A trial and investigation of the Incident was carried out, and Everson appeared before the Mixed Court on July 2 to testify about his actions. He argued that he had sufficient reason to believe that the protestors were attempting to take his police station, so he was firing in self defense when he gave that order to shoot, citing the Constable Handbook: "when life or property is under threat, shoot to kill".

Everson himself, however, was not tried; the testimonies he offered was used to prosecute the surviving protestors of the Incident. No formal charges were ever pressed upon him.

== Resignation from the Police ==
Although Everson was technically not guilty legally speaking for shooting the protestors, he was in the eyes of the Shanghai public. As enormous pressure mounted around the Settlement, the Municipal Council was forced to lay him off.

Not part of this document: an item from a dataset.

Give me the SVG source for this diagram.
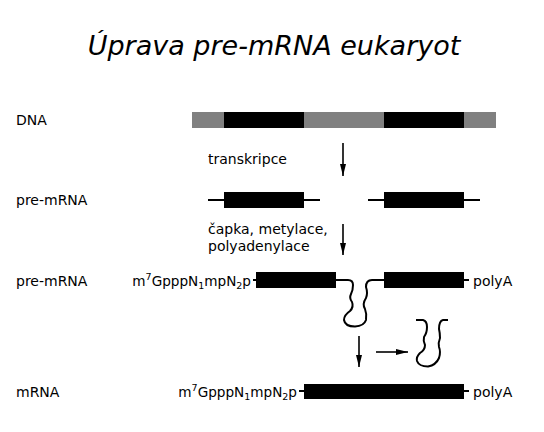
<svg xmlns="http://www.w3.org/2000/svg" width="544" height="432" viewBox="0 0 544 432">
<defs>
<style>
text{font-family:"DejaVu Sans","Liberation Sans",sans-serif;fill:#000}
.lbl{font-size:14px}
.cap{font-size:13.6px;text-anchor:end}
.title{font-size:27px;font-style:italic}
.s{font-size:9.5px}
.ln{stroke:#000;stroke-width:2;fill:none;stroke-linecap:butt;stroke-linejoin:round}
.ex{fill:#000}
.in{fill:#808080}
.arr{stroke:#000;stroke-width:1.6;fill:none}
</style>
<marker id="ah" viewBox="0 0 12 6" refX="12" refY="3" markerWidth="12" markerHeight="6" orient="auto" markerUnits="userSpaceOnUse">
<path d="M0,0 L12,3 L0,6 z" fill="#000"/>
</marker>
</defs>
<rect width="544" height="432" fill="#fff"/>
<text class="title" x="274" y="55" text-anchor="middle">Úprava pre-mRNA eukaryot</text>

<g id="labels">
<text class="lbl" x="16" y="125">DNA</text>
<text class="lbl" x="16" y="205">pre-mRNA</text>
<text class="lbl" x="16" y="286">pre-mRNA</text>
<text class="lbl" x="16" y="397">mRNA</text>
<text class="lbl" x="208" y="164">transkripce</text>
<text class="lbl" x="208" y="234">čapka, metylace,</text>
<text class="lbl" x="208" y="251">polyadenylace</text>
</g>

<g id="dna">
<rect class="in" x="192" y="112" width="304" height="16"/>
<rect class="ex" x="224" y="112" width="80" height="16"/>
<rect class="ex" x="384" y="112" width="80" height="16"/>
</g>

<g id="premrna1">
<line class="ln" x1="208" y1="200" x2="320" y2="200"/>
<rect class="ex" x="224" y="192" width="80" height="16"/>
<line class="ln" x1="368" y1="200" x2="480" y2="200"/>
<rect class="ex" x="384" y="192" width="80" height="16"/>
</g>

<g id="premrna2">
<text class="cap" x="251" y="286">m<tspan class="s" dy="-6">7</tspan><tspan dy="6">GpppN</tspan><tspan class="s" dy="3">1</tspan><tspan dy="-3">mpN</tspan><tspan class="s" dy="3">2</tspan><tspan dy="-3">p</tspan></text>
<line class="ln" x1="253" y1="280" x2="258" y2="280"/>
<rect class="ex" x="256" y="272" width="80" height="16"/>
<path class="ln" d="M336,280 H348 Q353,280 353,285 Q353,290 351,294 Q349,298 352,302 Q354,307 350,311 Q344,315 344,320 Q345,326.5 355,326.5 Q364,326 366,320 Q367,314 365,309 Q362,304 366,298 Q368,293 366,287 Q366,280 372,280 H385"/>
<rect class="ex" x="384" y="272" width="80" height="16"/>
<line class="ln" x1="463" y1="280" x2="469" y2="280"/>
<text class="lbl" x="473" y="286">polyA</text>
</g>

<g id="intron">
<path class="ln" d="M416,320 H423 Q427,321 427,327 Q427,333 424,337 Q423,341 425,345 Q425,350 420,353 Q416,357 417,361 Q419,366.5 428,366.5 Q436,365 439,358 Q441,352 439,347 Q438,343 440,338 Q440,333 439,329 Q439,321 443,320 H448"/>
</g>

<g id="mrna">
<text class="cap" x="297" y="397">m<tspan class="s" dy="-6">7</tspan><tspan dy="6">GpppN</tspan><tspan class="s" dy="3">1</tspan><tspan dy="-3">mpN</tspan><tspan class="s" dy="3">2</tspan><tspan dy="-3">p</tspan></text>
<line class="ln" x1="299" y1="391" x2="305" y2="391"/>
<rect class="ex" x="304" y="384" width="160" height="15"/>
<line class="ln" x1="463" y1="391" x2="469" y2="391"/>
<text class="lbl" x="473" y="397">polyA</text>
</g>

<g id="connectors">
<line class="arr" x1="343" y1="143" x2="343" y2="176" marker-end="url(#ah)"/>
<line class="arr" x1="343" y1="224" x2="343" y2="255" marker-end="url(#ah)"/>
<line class="arr" x1="359" y1="336" x2="359" y2="367" marker-end="url(#ah)"/>
<line class="arr" x1="376" y1="352" x2="408" y2="352" marker-end="url(#ah)"/>
</g>
</svg>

Everson was first transferred from the Louza station to the Putuo station, thus marginalizing his post and drastically reducing his salary. Everson protested heavily against this, begging his superiors to not punish him for his actions on May 30. Just overnight he became "hypersensitive, fanciful, and suffering from nerves". After several more months, the Municipal Council forced Everson to "voluntarily" resign from his office on December 29, 1925. Either to comfort or to complete their gesture of kindness, the SMC wrote Everson a thank-you note assuring him that nobody accuses him of any wrongdoings of his part in the Incident, to which Everson replied cautiously in his diary, "I did nothing wrong".

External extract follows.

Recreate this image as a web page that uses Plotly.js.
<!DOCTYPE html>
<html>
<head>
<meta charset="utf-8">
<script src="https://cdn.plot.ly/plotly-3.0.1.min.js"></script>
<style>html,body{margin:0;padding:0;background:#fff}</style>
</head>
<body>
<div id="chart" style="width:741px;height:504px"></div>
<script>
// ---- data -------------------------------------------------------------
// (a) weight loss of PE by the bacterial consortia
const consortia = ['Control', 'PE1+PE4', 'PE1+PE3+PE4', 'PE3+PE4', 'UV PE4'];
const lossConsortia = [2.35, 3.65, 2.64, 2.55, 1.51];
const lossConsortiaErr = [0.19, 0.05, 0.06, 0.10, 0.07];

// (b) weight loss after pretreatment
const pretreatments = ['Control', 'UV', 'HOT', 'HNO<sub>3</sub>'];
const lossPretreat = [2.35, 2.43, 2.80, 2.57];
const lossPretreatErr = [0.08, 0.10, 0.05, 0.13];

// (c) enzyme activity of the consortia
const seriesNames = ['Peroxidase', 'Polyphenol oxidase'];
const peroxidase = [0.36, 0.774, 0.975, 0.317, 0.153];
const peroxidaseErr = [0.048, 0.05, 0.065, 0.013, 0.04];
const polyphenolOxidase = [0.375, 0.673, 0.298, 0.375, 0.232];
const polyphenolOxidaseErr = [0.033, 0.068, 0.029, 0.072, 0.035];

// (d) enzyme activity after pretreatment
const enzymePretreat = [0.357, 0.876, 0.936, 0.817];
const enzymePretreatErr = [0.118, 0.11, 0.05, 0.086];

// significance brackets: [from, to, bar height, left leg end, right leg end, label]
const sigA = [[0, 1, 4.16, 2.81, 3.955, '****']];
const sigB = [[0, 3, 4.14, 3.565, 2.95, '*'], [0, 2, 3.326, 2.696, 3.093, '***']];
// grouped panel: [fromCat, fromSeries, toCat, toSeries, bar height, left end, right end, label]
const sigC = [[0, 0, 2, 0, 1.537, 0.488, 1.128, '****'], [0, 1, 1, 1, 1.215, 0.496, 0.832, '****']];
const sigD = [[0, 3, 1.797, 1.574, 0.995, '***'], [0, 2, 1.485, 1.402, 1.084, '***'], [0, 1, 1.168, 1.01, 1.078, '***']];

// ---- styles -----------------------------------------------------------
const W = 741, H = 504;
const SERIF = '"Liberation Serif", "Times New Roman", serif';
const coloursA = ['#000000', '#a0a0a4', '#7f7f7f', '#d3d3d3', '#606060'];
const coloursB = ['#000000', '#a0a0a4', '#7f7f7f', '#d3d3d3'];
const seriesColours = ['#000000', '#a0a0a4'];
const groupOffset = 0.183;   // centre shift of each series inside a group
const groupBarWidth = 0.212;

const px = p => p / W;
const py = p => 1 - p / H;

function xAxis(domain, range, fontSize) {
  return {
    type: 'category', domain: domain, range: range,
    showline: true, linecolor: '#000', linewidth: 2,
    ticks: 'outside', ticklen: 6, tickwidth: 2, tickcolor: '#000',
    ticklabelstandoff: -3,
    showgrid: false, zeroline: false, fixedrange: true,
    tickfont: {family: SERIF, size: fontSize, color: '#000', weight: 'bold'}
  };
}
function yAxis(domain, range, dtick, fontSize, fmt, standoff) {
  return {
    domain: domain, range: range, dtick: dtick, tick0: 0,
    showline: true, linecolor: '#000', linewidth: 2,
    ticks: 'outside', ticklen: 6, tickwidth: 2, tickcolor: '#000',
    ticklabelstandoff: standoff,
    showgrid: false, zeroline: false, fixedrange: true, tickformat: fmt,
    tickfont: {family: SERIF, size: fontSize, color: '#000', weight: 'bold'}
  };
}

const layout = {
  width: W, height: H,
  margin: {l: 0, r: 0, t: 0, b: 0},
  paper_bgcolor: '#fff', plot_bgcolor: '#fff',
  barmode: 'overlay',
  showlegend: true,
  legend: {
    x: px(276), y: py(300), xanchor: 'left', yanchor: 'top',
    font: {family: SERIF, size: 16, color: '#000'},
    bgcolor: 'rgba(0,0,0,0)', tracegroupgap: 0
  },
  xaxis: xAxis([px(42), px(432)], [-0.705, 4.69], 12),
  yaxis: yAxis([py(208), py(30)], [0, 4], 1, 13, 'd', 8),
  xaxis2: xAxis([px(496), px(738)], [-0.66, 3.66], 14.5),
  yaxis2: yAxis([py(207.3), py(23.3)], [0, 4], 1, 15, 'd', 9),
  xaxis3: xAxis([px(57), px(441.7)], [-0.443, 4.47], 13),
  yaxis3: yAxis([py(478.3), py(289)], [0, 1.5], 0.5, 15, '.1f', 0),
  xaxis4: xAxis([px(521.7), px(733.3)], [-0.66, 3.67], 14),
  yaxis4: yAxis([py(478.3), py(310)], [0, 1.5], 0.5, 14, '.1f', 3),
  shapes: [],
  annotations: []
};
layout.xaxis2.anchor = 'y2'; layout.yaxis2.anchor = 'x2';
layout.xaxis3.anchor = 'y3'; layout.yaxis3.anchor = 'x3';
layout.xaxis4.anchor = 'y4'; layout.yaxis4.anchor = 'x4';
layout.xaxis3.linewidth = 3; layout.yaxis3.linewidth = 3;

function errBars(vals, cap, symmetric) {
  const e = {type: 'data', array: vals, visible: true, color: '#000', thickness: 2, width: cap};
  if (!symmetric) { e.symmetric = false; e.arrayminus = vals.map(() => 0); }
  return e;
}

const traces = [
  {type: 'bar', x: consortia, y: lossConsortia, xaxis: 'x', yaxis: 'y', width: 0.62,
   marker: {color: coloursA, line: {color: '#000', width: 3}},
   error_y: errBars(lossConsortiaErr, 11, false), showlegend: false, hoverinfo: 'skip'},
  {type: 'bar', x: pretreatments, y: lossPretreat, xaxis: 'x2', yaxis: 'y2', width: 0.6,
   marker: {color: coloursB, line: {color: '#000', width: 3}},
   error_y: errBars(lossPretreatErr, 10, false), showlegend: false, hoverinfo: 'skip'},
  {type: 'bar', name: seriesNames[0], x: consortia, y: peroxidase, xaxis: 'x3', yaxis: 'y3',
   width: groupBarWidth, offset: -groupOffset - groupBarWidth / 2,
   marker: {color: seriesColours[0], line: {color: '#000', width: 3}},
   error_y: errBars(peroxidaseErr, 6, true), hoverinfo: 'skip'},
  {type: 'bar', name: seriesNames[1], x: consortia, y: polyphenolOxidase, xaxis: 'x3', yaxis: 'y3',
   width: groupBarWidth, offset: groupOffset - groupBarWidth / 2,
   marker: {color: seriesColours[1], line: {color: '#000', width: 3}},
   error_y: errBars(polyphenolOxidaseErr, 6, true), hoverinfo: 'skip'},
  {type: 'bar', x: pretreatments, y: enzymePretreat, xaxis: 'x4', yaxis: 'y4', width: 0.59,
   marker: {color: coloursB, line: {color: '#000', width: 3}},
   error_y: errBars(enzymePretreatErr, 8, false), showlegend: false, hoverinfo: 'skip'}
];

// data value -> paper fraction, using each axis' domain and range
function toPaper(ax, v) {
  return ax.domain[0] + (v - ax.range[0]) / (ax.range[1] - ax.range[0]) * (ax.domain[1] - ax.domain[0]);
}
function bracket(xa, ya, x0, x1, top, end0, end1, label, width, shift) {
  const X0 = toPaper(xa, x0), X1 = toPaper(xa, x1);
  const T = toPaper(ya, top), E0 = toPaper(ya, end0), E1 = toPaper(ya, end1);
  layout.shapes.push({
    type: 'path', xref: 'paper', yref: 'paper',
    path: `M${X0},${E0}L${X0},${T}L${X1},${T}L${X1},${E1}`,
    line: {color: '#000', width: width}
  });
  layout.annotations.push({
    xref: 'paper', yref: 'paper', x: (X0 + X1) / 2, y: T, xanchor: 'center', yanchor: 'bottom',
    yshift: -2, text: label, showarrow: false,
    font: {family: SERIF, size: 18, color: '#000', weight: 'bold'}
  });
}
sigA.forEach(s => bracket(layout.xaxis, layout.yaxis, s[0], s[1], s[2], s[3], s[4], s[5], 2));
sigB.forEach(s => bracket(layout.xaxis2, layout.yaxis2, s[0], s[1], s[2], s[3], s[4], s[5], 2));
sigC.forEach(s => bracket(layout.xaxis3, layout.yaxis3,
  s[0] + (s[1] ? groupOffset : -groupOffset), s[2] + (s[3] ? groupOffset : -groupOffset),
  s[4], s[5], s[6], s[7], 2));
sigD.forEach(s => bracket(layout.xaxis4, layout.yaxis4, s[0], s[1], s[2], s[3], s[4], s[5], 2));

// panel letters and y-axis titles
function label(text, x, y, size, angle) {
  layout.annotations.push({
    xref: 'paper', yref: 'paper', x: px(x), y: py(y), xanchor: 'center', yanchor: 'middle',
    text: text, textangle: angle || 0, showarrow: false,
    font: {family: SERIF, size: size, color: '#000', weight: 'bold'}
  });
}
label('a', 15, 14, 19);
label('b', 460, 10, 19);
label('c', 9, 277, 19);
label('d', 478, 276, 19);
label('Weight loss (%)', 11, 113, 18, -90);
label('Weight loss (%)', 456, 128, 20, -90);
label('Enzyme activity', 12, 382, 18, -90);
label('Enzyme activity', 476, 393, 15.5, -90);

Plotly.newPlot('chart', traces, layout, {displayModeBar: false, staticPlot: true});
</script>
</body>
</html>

After resigning, Everson stayed in Shanghai for another three months, debating with the Municipal Council about his pension. They reached a compromise in early 1926, that Everson agreed to be formally laid off in exchange for a 2000-pound annual pension. This huge amount sparked another small protest, because many Chinese believed that their tax money was used to pay the outrageously generous funds.

On February 25, 1926, Edward William Everson left Shanghai with his wife and only child. They boarded a steamship of the London and China Express bound for Britain, and never returned again.

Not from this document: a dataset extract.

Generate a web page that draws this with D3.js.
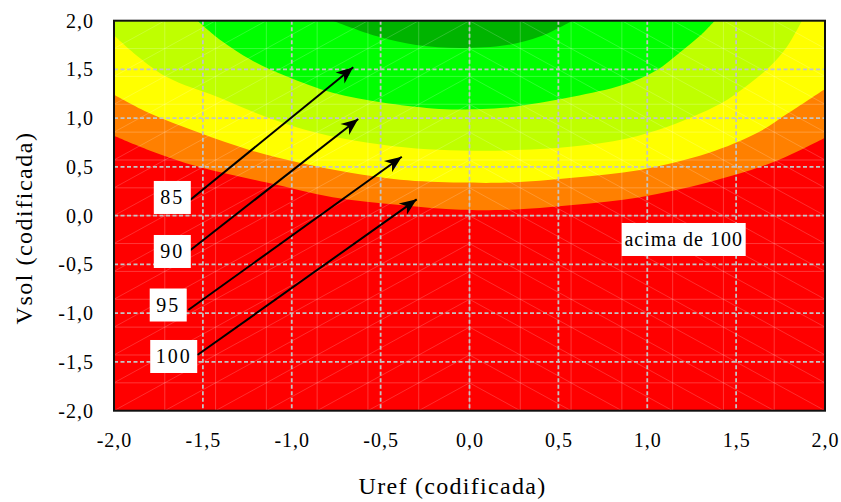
<!DOCTYPE html>
<html>
<head>
<meta charset="utf-8">
<script src="https://cdn.jsdelivr.net/npm/d3@7"></script>
<style>
  body { margin: 0; background: #fff; }
  text { font-family: "Liberation Serif", "Times New Roman", serif; fill: #000; }
</style>
</head>
<body>
<div id="chart"></div>
<script>
// axis ticks (coded values)
var xTicks = [-2, -1.5, -1, -0.5, 0, 0.5, 1, 1.5, 2];
var yTicks = [-2, -1.5, -1, -0.5, 0, 0.5, 1, 1.5, 2];

// contour levels, from outside (red) to the inner dark green top
var levels = [100, 95, 90, 85, 80];
var bandColors = ["#ff8000", "#ffff00", "#bfff00", "#00ff00", "#00b400"];
var baseColor = "#ff0000";

// boundaries, [Uref, Vsol]
var b100 = [[-2.0, 0.82], [-1.80, 0.67], [-1.52, 0.50], [-1.14, 0.34], [-0.77, 0.19], [-0.39, 0.11],
  [-0.05, 0.06], [0.21, 0.06], [0.58, 0.11], [0.96, 0.19], [1.34, 0.34], [1.71, 0.55], [2.0, 0.80]];
var b95 = [[-2.0, 1.24], [-1.80, 1.05], [-1.52, 0.85], [-1.23, 0.67], [-0.95, 0.54], [-0.67, 0.44],
  [-0.39, 0.37], [-0.05, 0.34], [0.21, 0.34], [0.58, 0.39], [0.96, 0.47], [1.34, 0.64], [1.62, 0.85],
  [1.80, 1.06], [2.0, 1.30]];
var b90 = [[-2.0, 1.85], [-1.89, 1.67], [-1.70, 1.42], [-1.42, 1.22], [-1.14, 1.01], [-0.86, 0.85],
  [-0.58, 0.75], [-0.30, 0.69], [-0.05, 0.67], [0.21, 0.67], [0.58, 0.71], [0.88, 0.79], [1.11, 0.91],
  [1.30, 1.05], [1.45, 1.19], [1.58, 1.36], [1.69, 1.53], [1.785, 1.73], [1.87, 2.0]];
var b85 = [[-1.53, 2.0], [-1.40, 1.80], [-1.23, 1.60], [-1.03, 1.43], [-0.77, 1.26], [-0.49, 1.16],
  [-0.21, 1.10], [-0.05, 1.09], [0.21, 1.11], [0.58, 1.22], [0.86, 1.34], [1.05, 1.49], [1.18, 1.67],
  [1.30, 1.85], [1.38, 2.0]];
var b80 = [[-0.77, 2.0], [-0.52, 1.84], [-0.30, 1.75], [-0.05, 1.72], [0.21, 1.75], [0.40, 1.84], [0.58, 2.0]];
var boundaries = [b100, b95, b90, b85, b80];

// callouts: label, label centre, arrow start, arrow tip (coded units)
var calloutLabels = ["85", "90", "95", "100"];
var calloutBox = [[-1.672, 0.187], [-1.672, -0.367], [-1.695, -0.916], [-1.664, -1.444]];
var calloutFrom = [[-1.572, 0.161], [-1.582, -0.369], [-1.582, -0.967], [-1.531, -1.429]];
var calloutTo = [[-0.654, 1.522], [-0.626, 0.992], [-0.381, 0.605], [-0.297, 0.168]];
var outsideLabel = "acima de 100";
var outsidePos = [1.205, -0.244];

var svgWidth = 841;
var svgHeight = 502;
var margin = { top: 20.7, right: 16, bottom: 91.3, left: 114 };
var width = svgWidth - margin.left - margin.right;
var height = svgHeight - margin.top - margin.bottom;

var svg = d3.select("#chart").append("svg")
  .attr("width", svgWidth)
  .attr("height", svgHeight);

var chartGroup = svg.append("g")
  .attr("transform", `translate(${margin.left}, ${margin.top})`);

var x = d3.scaleLinear().domain([-2, 2]).range([0, width]);
var y = d3.scaleLinear().domain([-2, 2]).range([height, 0]);

// comma decimals, plain hyphen minus
var locale = d3.formatLocale({ decimal: ",", thousands: ".", grouping: [3], currency: ["", ""], minus: "-" });
var fmt = locale.format(".1f");

svg.append("defs").append("clipPath").attr("id", "plotClip")
  .append("rect").attr("width", width).attr("height", height);

var plot = chartGroup.append("g").attr("clip-path", "url(#plotClip)");

// red background = above 100
plot.append("rect")
  .attr("width", width)
  .attr("height", height)
  .attr("fill", baseColor);

// each band fills from its boundary up to the top edge
var area = d3.area()
  .x(d => x(d[0]))
  .y0(y(2))
  .y1(d => y(d[1]))
  .curve(d3.curveCatmullRom.alpha(0.5));

plot.selectAll(".band")
  .data(boundaries)
  .enter()
  .append("path")
  .attr("class", "band")
  .attr("d", d => area(d))
  .attr("fill", (d, i) => bandColors[i]);

// faint triangulation mesh
var meshStep = 4 / 14;
var mesh = d3.range(-2, 2 + 1e-9, meshStep);
var meshG = plot.append("g").attr("stroke", "#fff").attr("fill", "none");
meshG.selectAll(".mv").data(mesh).enter().append("line")
  .attr("x1", d => x(d)).attr("x2", d => x(d))
  .attr("y1", 0).attr("y2", height)
  .attr("stroke-opacity", 0.22).attr("stroke-width", 1);
meshG.selectAll(".mh").data(mesh).enter().append("line")
  .attr("y1", d => y(d)).attr("y2", d => y(d))
  .attr("x1", 0).attr("x2", width)
  .attr("stroke-opacity", 0.22).attr("stroke-width", 1);
var cells = [];
mesh.slice(0, -1).forEach(a => mesh.slice(0, -1).forEach(b => cells.push([a, b])));
meshG.selectAll(".md").data(cells).enter().append("line")
  .attr("x1", d => x(d[0])).attr("x2", d => x(d[0] + meshStep))
  .attr("y1", d => d[0] < -1e-9 ? y(d[1]) : y(d[1] + meshStep))
  .attr("y2", d => d[0] < -1e-9 ? y(d[1] + meshStep) : y(d[1]))
  .attr("stroke-opacity", 0.3).attr("stroke-width", 0.6);

// dashed grid
var grid = plot.append("g").attr("stroke", "#c4c4c4").attr("stroke-width", 1.8)
  .attr("stroke-dasharray", "4,2.5");
grid.selectAll(".gx").data(xTicks.slice(1, -1)).enter().append("line")
  .attr("x1", d => x(d)).attr("x2", d => x(d))
  .attr("y1", 0).attr("y2", height);
grid.selectAll(".gy").data(yTicks.slice(1, -1)).enter().append("line")
  .attr("y1", d => y(d)).attr("y2", d => y(d))
  .attr("x1", 0).attr("x2", width);

// axes (labels only)
var xAxis = chartGroup.append("g")
  .attr("transform", `translate(0, ${height})`)
  .call(d3.axisBottom(x).tickValues(xTicks).tickFormat(fmt).tickSize(0).tickPadding(22));
var yAxis = chartGroup.append("g")
  .call(d3.axisLeft(y).tickValues(yTicks).tickFormat(fmt).tickSize(0).tickPadding(20));
[xAxis, yAxis].forEach(ax => {
  ax.select(".domain").remove();
  ax.selectAll("text")
    .style("font-family", "'Liberation Serif', serif")
    .style("font-size", "20px")
    .style("letter-spacing", "1px")
    .attr("fill", "#000");
});

// border
chartGroup.append("rect")
  .attr("width", width)
  .attr("height", height)
  .attr("fill", "none")
  .attr("stroke", "#111")
  .attr("stroke-width", 2);

// axis titles
svg.append("text")
  .attr("x", margin.left + width / 2 - 17)
  .attr("y", 494)
  .attr("text-anchor", "middle")
  .style("font-size", "24px")
  .style("letter-spacing", "1.3px")
  .text("Uref (codificada)");

svg.append("text")
  .attr("transform", `translate(32, 228) rotate(-90)`)
  .attr("text-anchor", "middle")
  .style("font-size", "24px")
  .style("letter-spacing", "1.5px")
  .text("Vsol (codificada)");

// arrow marker
svg.select("defs").append("marker")
  .attr("id", "arrowHead")
  .attr("markerUnits", "userSpaceOnUse")
  .attr("viewBox", "-18 -8 20 16")
  .attr("refX", 0).attr("refY", 0)
  .attr("markerWidth", 20).attr("markerHeight", 16)
  .attr("orient", "auto")
  .append("path")
  .attr("d", "M0,0 L-17,-7 L-12,0 L-17,7 Z")
  .attr("fill", "#000");

var notes = chartGroup.append("g");
notes.selectAll(".arrow").data(calloutLabels).enter().append("line")
  .attr("x1", (d, i) => x(calloutFrom[i][0]))
  .attr("y1", (d, i) => y(calloutFrom[i][1]))
  .attr("x2", (d, i) => x(calloutTo[i][0]))
  .attr("y2", (d, i) => y(calloutTo[i][1]))
  .attr("stroke", "#000")
  .attr("stroke-width", 2)
  .attr("marker-end", "url(#arrowHead)");

function addLabel(txt, pos, boxW, spacing) {
  var g = notes.append("g").attr("transform", `translate(${x(pos[0])}, ${y(pos[1])})`);
  g.append("rect")
    .attr("x", -boxW / 2).attr("y", -16.5)
    .attr("width", boxW).attr("height", 33)
    .attr("fill", "#fff");
  g.append("text")
    .attr("text-anchor", "middle")
    .attr("dy", "0.35em")
    .style("font-size", "20px")
    .style("letter-spacing", spacing + "px")
    .text(txt);
}
calloutLabels.forEach((t, i) => addLabel(t, calloutBox[i], t.length > 2 ? 47 : 37, 2));
addLabel(outsideLabel, outsidePos, 124, 1);
</script>
</body>
</html>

== Later life and death ==
Everson returned to Machen, Monmouthshire in 1927. He served shortly in the local patrol team as an officer, picking up his old occupation back in Shanghai briefly. His large pension fund kept him surviving for another twenty years, but his living had already disintegrated.

Edward William Everson passed away on October 24, 1950. He was buried in a Welsh common graveyard without any decorations; on his tombstone was engraved "We'll meet again" in plain text.